When the host called our names, we took any open seat where we found a homemade biscuit, a handout with all the recipes that would be made during our class, silverware and a glass for as much water, iced tea, or lemonade as we wanted; coffee is also available during morning classes. As each item (gumbo, jambalaya, pralines, and bread pudding) was finished, a serving was delivered at our seats but we were encouraged to ask for additional helpings of everything! Along with the jazz concert, this was another highlight of our trip!
New Orleans Guide – Free Walking Tours
There are 2 free walking tour companies operating in New Orleans: Free Tours by Foot (which offers 10 different tours) and NOLA Tour Guy (which offers 3 different tours and, right now, the only cemetery tour). We chose NOLA Tour Guy’s 2-hour French Quarter tour which departs from Washington Artillery Park overlooking Jackson Square daily at 10:00am because it is locally owned and operated. Our guide (David Hedges, the owner) was extremely knowledgeable, regaling us with stories of New Orleans’ colorful history as we transected the French Quarter.
- Tip: Both free tour sites offer a wealth of information to help you plan your trip, but I found NOLA Tour Guy’s “Free New Orleans Travel Guide” better arranged; it also covered topics like “What to Do on a Rainy Day…,” “Best Things to Do As a Solo Female Traveler,” etc.
The Historic New Orleans Collection, 520 Royal Street, free admission, was host to “Notre Dame de Paris: The Augmented Exhibition” during our visit. We spent more than 2 hours using a trademarked touchscreen tablet to explore the history of the construction of Notre Dame, the tragic and devastating 2019 fire, and the reconstruction that will culminate in the cathedral’s reopening planned for December, 2024. Unfortunately, this exhibit closed on March 19 but be on the watch for it at a museum near you.
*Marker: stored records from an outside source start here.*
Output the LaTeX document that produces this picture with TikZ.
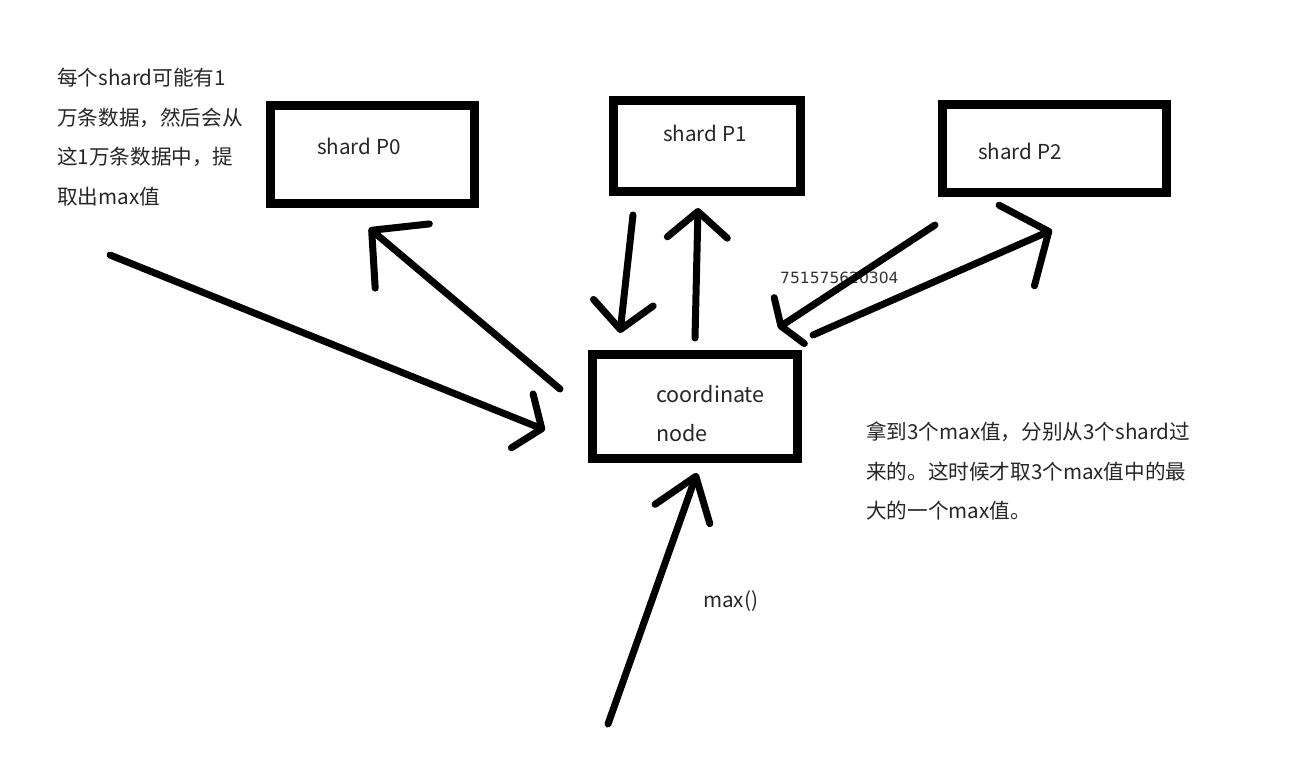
\documentclass[tikz,border=0pt]{standalone}
\usepackage{fontspec}
\setmainfont{Noto Sans CJK SC}
\newfontfamily\markfont{DejaVu Sans}
\usetikzlibrary{arrows.meta}

\begin{document}
\begin{tikzpicture}[x=1pt,y=-1pt,
  shardbox/.style={draw,line width=9pt,inner sep=0pt},
  txt/.style={anchor=west,inner sep=0pt,align=left,text=black!85,font=\fontsize{20.6}{39.5}\selectfont},
  stroke/.style={line width=7pt,line cap=round,line join=round},
  barb/.style 2 args={stroke,-{Straight Barb[length=#1,width=#2,round]}}]
\path[use as bounding box,fill=white] (0,0) rectangle (1313,761);
% boxes
\node[shardbox,minimum width=204,minimum height=98] (p0) at (372,154.5) {};
\node[shardbox,minimum width=187,minimum height=91] (p1) at (707,146) {};
\node[shardbox,minimum width=224,minimum height=88] (p2) at (1054.5,148.5) {};
\node[shardbox,minimum width=205,minimum height=104] (coord) at (695,406.5) {};
% texts
\node[txt] (p0txt) at (317,146) {shard P0};
\node[txt] (p1txt) at (663,133) {shard P1};
\node[txt] (p2txt) at (978,151) {shard P2};
\node[txt,font=\fontsize{21.5}{39}\selectfont] (coordtxt) at (656,413.5) {coordinate\\node};
\node[txt] (lefttxt) at (57,137) {每个shard可能有1\\万条数据，然后会从\\这1万条数据中，提\\取出max值};
\node[txt] (righttxt) at (866,471) {拿到3个max值，分别从3个shard过\\来的。这时候才取3个max值中的最\\大的一个max值。};
\node[txt] (maxtxt) at (703,601) {max()};
\node[anchor=west,inner sep=0pt,text=black!80,font=\markfont\fontsize{15.5}{18}\selectfont] (mark) at (780,278) {751575620304};
% arrow ends
\coordinate (leftA) at (110,255);   \coordinate (leftB) at (545,430);
\coordinate (p0A) at (560,389);     \coordinate (p0B) at (369,228);
\coordinate (downA) at (633,215);   \coordinate (downB) at (620,333);
\coordinate (upA) at (695,338);     \coordinate (upB) at (698,208);
\coordinate (p2A) at (935,225);     \coordinate (p2B) at (778,328);
\coordinate (backA) at (813,335);   \coordinate (backB) at (1052,230);
\coordinate (maxA) at (608,724);    \coordinate (maxB) at (697,473);
% arrows
\draw[barb={21pt}{58pt}] (leftA) -- (leftB);
\draw[barb={40pt}{84pt}] (p0A) -- (p0B);
\draw[barb={27pt}{60pt}] (downA) -- (downB);
\draw[barb={26pt}{60pt}] (upA) -- (upB);
\draw[barb={10pt}{55pt}] (p2A) -- (p2B);
\draw[barb={35pt}{88pt}] (backA) -- (backB);
\draw[barb={40pt}{58pt}] (maxA) -- (maxB);
\end{tikzpicture}
\end{document}
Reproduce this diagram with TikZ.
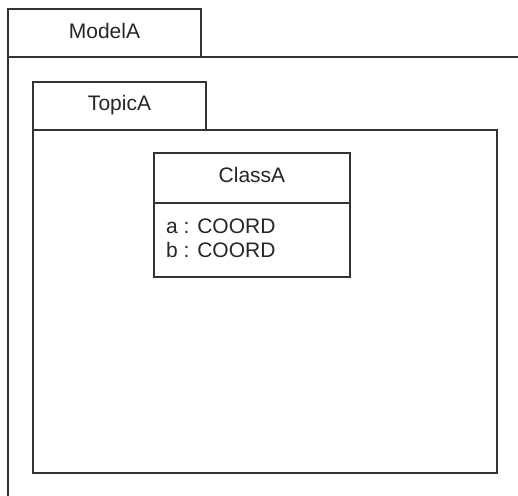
\documentclass[tikz,border=0pt]{standalone}
\usepackage{fontspec}
\setmainfont{Liberation Sans}
\begin{document}
\begin{tikzpicture}[x=1pt,y=-1pt,
  frame/.style={draw=black!80, line width=1.6pt},
  boxnode/.style={frame, inner sep=0pt, outer sep=0pt, fill=white},
  lbl/.style={anchor=base, inner sep=0pt, text=black!85, font=\fontsize{21}{24}\selectfont},
  attr/.style={anchor=base west, inner sep=0pt, text=black!85, font=\fontsize{21}{24}\selectfont}]
\useasboundingbox (0,0) rectangle (518,495);
% model package
\coordinate (mtl) at (8,57);
\coordinate (mtr) at (518,57);
\coordinate (mbl) at (8,496);
\draw[frame] (mbl) -- (mtl) -- (mtr);
\node[boxnode, minimum width=193pt, minimum height=48pt] (modeltab) at (104.5,33) {};
\node[lbl] (modelname) at (104.5,38) {ModelA};
% topic package
\node[boxnode, minimum width=464pt, minimum height=343pt] (topicbody) at (265,301.5) {};
\node[boxnode, minimum width=173pt, minimum height=48pt] (topictab) at (119.5,106) {};
\node[lbl] (topicname) at (119.5,110) {TopicA};
% class
\node[boxnode, minimum width=196pt, minimum height=124pt] (classbox) at (252,215) {};
\coordinate (sepl) at (154,203);
\coordinate (sepr) at (350,203);
\draw[frame] (sepl) -- (sepr);
\node[lbl] (classname) at (252,182) {ClassA};
\node[attr] (attra) at (166,233) {a : COORD};
\node[attr] (attrb) at (166,257) {b : COORD};
\end{tikzpicture}
\end{document}
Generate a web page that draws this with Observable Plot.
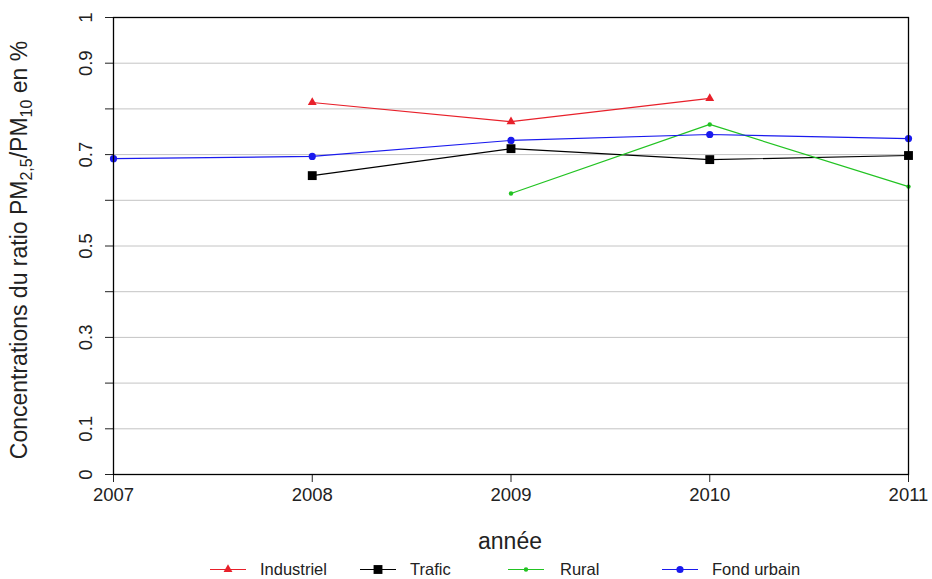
<!DOCTYPE html>
<html>
<head>
<meta charset="utf-8">
<script src="https://cdn.jsdelivr.net/npm/d3@7"></script>
<script src="https://cdn.jsdelivr.net/npm/@observablehq/plot@0.6"></script>
<style>
  body { margin: 0; background: #fff; font-family: "Liberation Sans", Arial, sans-serif; }
  #wrap { position: relative; width: 932px; height: 579px; }
  #legend { position: absolute; left: 0; top: 560px; width: 932px; height: 19px; font-size: 16.5px; color: #222; }
  .key { position: absolute; top: 0; }
  .name { position: absolute; top: 0; line-height: 19px; white-space: nowrap; }
</style>
</head>
<body>
<div id="wrap">
  <div id="chart"></div>
  <div id="legend"></div>
</div>
<script>
// Years on the horizontal axis
const years = [2007, 2008, 2009, 2010, 2011];

// PM2.5 / PM10 ratio by station type (null = no measurement)
const industriel = [null, 0.814, 0.772, 0.823, null];
const trafic     = [null, 0.654, 0.713, 0.689, 0.698];
const rural      = [null, null, 0.615, 0.766, 0.630];
const fondUrbain = [0.691, 0.696, 0.731, 0.744, 0.735];

// Vertical ticks every 0.1, labelled only on odd tenths and the ends
const yTicks = [0, 0.1, 0.2, 0.3, 0.4, 0.5, 0.6, 0.7, 0.8, 0.9, 1];
const yLabels = ["0", "0.1", "", "0.3", "", "0.5", "", "0.7", "", "0.9", "1"];

const seriesNames = ["Industriel", "Trafic", "Rural", "Fond urbain"];
const seriesColors = ["#e8202a", "#000000", "#22c322", "#1a1aee"];
const seriesSymbols = ["triangle", "square", "circle", "circle"];
const seriesSizes = [3.3, 5, 2.2, 3.6];
const seriesValues = [industriel, trafic, rural, fondUrbain];

const rows = seriesNames.flatMap((name, i) =>
  years.map((year, j) => ({ name, year, value: seriesValues[i][j] }))
       .filter(d => d.value != null)
);

const marks = [
  Plot.ruleY(yTicks.slice(1, -1), { stroke: "#c4c4c4", strokeWidth: 1 }),
  Plot.axisX({ ticks: years, tickFormat: d => String(d), tickSize: 8, tickPadding: 5,
               fontSize: 18.5, label: null, color: "#222" }),
  Plot.axisY({ ticks: yTicks, tickSize: 8, tickPadding: 14, tickRotate: -90,
               tickFormat: d => yLabels[yTicks.indexOf(d)],
               fontSize: 18.5, label: null, color: "#222" })
];

seriesNames.forEach((name, i) => {
  const data = rows.filter(d => d.name === name);
  marks.push(Plot.line(data, { x: "year", y: "value", stroke: seriesColors[i], strokeWidth: 1.2 }));
  marks.push(Plot.dot(data, { x: "year", y: "value", symbol: () => seriesSymbols[i],
    r: seriesSizes[i], fill: seriesColors[i], stroke: "none" }));
});
marks.push(Plot.frame({ stroke: "#000", strokeWidth: 1.3 }));

const chart = Plot.plot({
  width: 932,
  height: 560,
  marginTop: 17,
  marginRight: 24,
  marginBottom: 86,
  marginLeft: 113,
  style: { fontFamily: "'Liberation Sans', Arial, sans-serif", background: "#fff", color: "#222" },
  x: { domain: [2007, 2011] },
  y: { domain: [0, 1] },
  symbol: { type: "identity" },
  marks
});
document.getElementById("chart").appendChild(chart);

// Axis titles (the vertical one carries subscripts)
const svg = d3.select(chart);
svg.append("text")
  .attr("x", 510).attr("y", 549)
  .attr("text-anchor", "middle")
  .attr("font-size", 23).attr("fill", "#222")
  .text("année");

const yt = svg.append("text")
  .attr("transform", "translate(27,250) rotate(-90)")
  .attr("text-anchor", "middle")
  .attr("font-size", 23).attr("fill", "#222");
yt.append("tspan").text("Concentrations du ratio PM");
yt.append("tspan").attr("font-size", 16).attr("dy", 5).text("2,5");
yt.append("tspan").attr("dy", -5).text("/PM");
yt.append("tspan").attr("font-size", 16).attr("dy", 5).text("10");
yt.append("tspan").attr("dy", -5).text(" en %");

// Legend: line segment with marker, then the series name
const keyLeft = [210, 360, 508, 662];
const nameLeft = [260, 410, 560, 712];
const legend = d3.select("#legend");
seriesNames.forEach((name, i) => {
  const s = legend.append("svg").attr("class", "key")
    .style("left", keyLeft[i] + "px").attr("width", 36).attr("height", 19);
  s.append("line").attr("x1", 0).attr("x2", 36).attr("y1", 9.5).attr("y2", 9.5)
    .attr("stroke", seriesColors[i]).attr("stroke-width", 1.2);
  const sym = { triangle: d3.symbolTriangle, square: d3.symbolSquare, circle: d3.symbolCircle }[seriesSymbols[i]];
  s.append("path").attr("transform", "translate(18,9.5)")
    .attr("d", d3.symbol(sym, Math.PI * seriesSizes[i] * seriesSizes[i])())
    .attr("fill", seriesColors[i]);
  legend.append("div").attr("class", "name").style("left", nameLeft[i] + "px").text(name);
});
</script>
</body>
</html>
New Orleans Guide to Visiting – The Bottom Line
I hope this gives you some new ideas for how to have a jam-packed, affordable vacation in “The Big Easy,” one of the iconic travel destinations in the U.S. Happy traveling! This New Orleans guide covered where to stay, how to get around, the incredible food and some of the unique history and tours you’ll find in the city.
What is your favorite thing about New Orleans?